In the listing that follows, retype every line from the first through the one containing "0.134, 0.107, 0.081, 0.057, 0.041, 0.033, 0.033]". Pictures are to be left out.

** Start Data provided **

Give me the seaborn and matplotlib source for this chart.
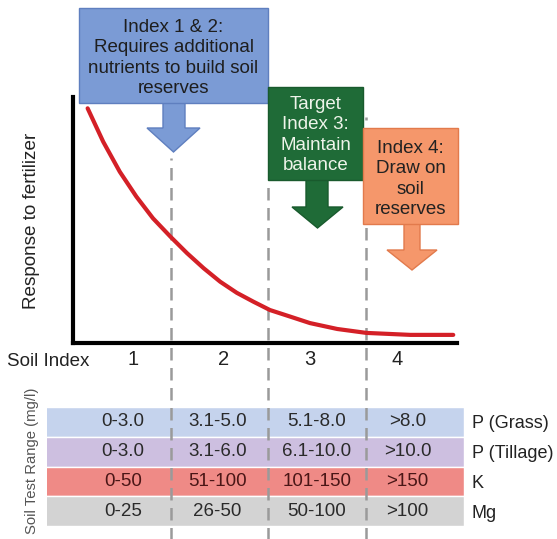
import pandas as pd
import matplotlib.pyplot as plt
import seaborn as sns
from matplotlib.patches import Rectangle, Polygon

sns.set_style('white')
plt.rcParams['font.family'] = ['Liberation Sans', 'DejaVu Sans']

# response curve (x in soil index units, y relative response)
curve_x = [0.65, 0.81, 0.98, 1.15, 1.32, 1.50, 1.67, 1.84, 2.01, 2.18, 2.35,
           2.52, 2.73, 2.93, 3.21, 3.51, 3.96, 4.40]
curve_y = [0.954, 0.818, 0.696, 0.595, 0.507, 0.432, 0.365, 0.304, 0.249, 0.204, 0.168,
           0.134, 0.107, 0.081, 0.057, 0.041, 0.033, 0.033]

index_labels = ['1', '2', '3', '4']
index_pos = [1.12, 2.04, 2.93, 3.82]
boundaries = [1.5, 2.5, 3.5]

nutrients = ['P (Grass)', 'P (Tillage)', 'K', 'Mg']
range_1 = ['0-3.0', '0-3.0', '0-50', '0-25']
range_2 = ['3.1-5.0', '3.1-6.0', '51-100', '26-50']
range_3 = ['5.1-8.0', '6.1-10.0', '101-150', '50-100']
range_4 = ['>8.0', '>10.0', '>150', '>100']
cell_pos = [1.01, 1.98, 3.00, 3.93]

row_colors = ['#c5d3ed', '#cdbfe0', '#ef8a86', '#d3d3d3']
row_text = ['#2a2a2a', '#2a2a2a', '#4a1616', '#2a2a2a']

W, H = 557, 539
X0, UNIT = 73, 97.5   # pixel of index 0.5 and pixels per index step


def rect(l, t, r, b):
    return [l / W, 1 - b / H, (r - l) / W, (b - t) / H]


def idx(px):
    return 0.5 + (px - X0) / UNIT


fig = plt.figure(figsize=(W / 100, H / 100), dpi=100)

# soil test table
tab = pd.DataFrame({'nutrient': nutrients, 'span': [idx(464)] * 4})
tab_ax = fig.add_axes(rect(47, 407, 464, 526), zorder=1)
sns.barplot(data=tab, x='span', y='nutrient', hue='nutrient', palette=row_colors,
            orient='h', width=1.0, saturation=1, legend=False, ax=tab_ax)
tab_ax.set_xlim(idx(47), idx(464))
tab_ax.set_ylim(3.5, -0.5)
tab_ax.set_xlabel('')
tab_ax.set_ylabel('')
tab_ax.set_xticks([])
tab_ax.yaxis.tick_right()
tab_ax.tick_params(axis='y', length=0, pad=5.5, labelsize=13, labelcolor='#222222')
for s in tab_ax.spines.values():
    s.set_visible(False)
for j, col in enumerate([range_1, range_2, range_3, range_4]):
    for i, txt in enumerate(col):
        tab_ax.text(cell_pos[j], i, txt, ha='center', va='center',
                    fontsize=13.5, color=row_text[i])

# response curve
ax = fig.add_axes(rect(73, 97, 457, 343), zorder=3)
ax.patch.set_alpha(0)
sns.lineplot(x=curve_x, y=curve_y, color='#d42027', linewidth=3, ax=ax, zorder=4)
ax.set_xlim(0.5, idx(457))
ax.set_ylim(0, 1)
ax.set_yticks([])
ax.set_xticks(index_pos, index_labels)
ax.tick_params(axis='x', length=0, pad=5, labelsize=14.5, labelcolor='#222222')
sns.despine(ax=ax)
for side in ['left', 'bottom']:
    ax.spines[side].set_linewidth(3)
    ax.spines[side].set_color('black')

ax.vlines(boundaries, -0.8, [0.75, 0.66, 0.92], transform=ax.get_xaxis_transform(),
          colors='#9a9a9a', linewidth=1.8, linestyles=(0, (5, 3)), clip_on=False, zorder=3)

# annotation boxes and labels, in pixel coordinates
cv = fig.add_axes([0, 0, 1, 1], zorder=5)
cv.set_xlim(0, W)
cv.set_ylim(H, 0)
cv.axis('off')


def callout(l, t, r, b, shaft, head, tip, fill, edge, text, tcolor, ty):
    sl, sr = shaft
    hl, hr, hy = head
    cx = (hl + hr) / 2
    cv.add_patch(Polygon([(sl, b), (sr, b), (sr, hy), (hr, hy), (cx, tip), (hl, hy), (sl, hy)],
                         closed=True, facecolor=fill, edgecolor=edge, linewidth=1))
    cv.add_patch(Rectangle((l, t), r - l, b - t, facecolor=fill, edgecolor=edge, linewidth=1))
    cv.text((l + r) / 2, ty, text, ha='center', va='center',
            fontsize=13.5, color=tcolor, linespacing=1.24)


callout(79, 8, 268, 103, (163, 185), (147, 200, 128), 152, '#7b9bd5', '#5f7fbf',
        'Index 1 & 2:\nRequires additional\nnutrients to build soil\nreserves', '#1e1e1e', 58)
callout(268, 87, 363, 180, (306, 328), (292, 343, 207), 228, '#1f6b37', '#195a2d',
        'Target\nIndex 3:\nMaintain\nbalance', '#eef4ea', 135)
callout(363, 128, 458, 224, (404, 420), (387, 437, 250), 270, '#f5976b', '#e27a4c',
        'Index 4:\nDraw on\nsoil\nreserves', '#222222', 179)

cv.text(7, 362, 'Soil Index', ha='left', va='center', fontsize=13.5, color='#222222')
cv.text(32, 221, 'Response to fertilizer', ha='center', va='center', rotation=90,
        fontsize=13.6, color='#222222')
cv.text(32, 461, 'Soil Test Range (mg/l)', ha='center', va='center', rotation=90,
        fontsize=10.7, color='#555555')

fig.savefig('out.png', dpi=100)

** End Data provided **

▶ **Task solution**:
Give me the seaborn and matplotlib source for this chart.
import pandas as pd
import matplotlib.pyplot as plt
import seaborn as sns
from matplotlib.patches import Rectangle, Polygon

sns.set_style('white')
plt.rcParams['font.family'] = ['Liberation Sans', 'DejaVu Sans']

# response curve (x in soil index units, y relative response)
curve_x = [0.65, 0.81, 0.98, 1.15, 1.32, 1.50, 1.67, 1.84, 2.01, 2.18, 2.35,
           2.52, 2.73, 2.93, 3.21, 3.51, 3.96, 4.40]
curve_y = [0.954, 0.818, 0.696, 0.595, 0.507, 0.432, 0.365, 0.304, 0.249, 0.204, 0.168,
           0.134, 0.107, 0.081, 0.057, 0.041, 0.033, 0.033]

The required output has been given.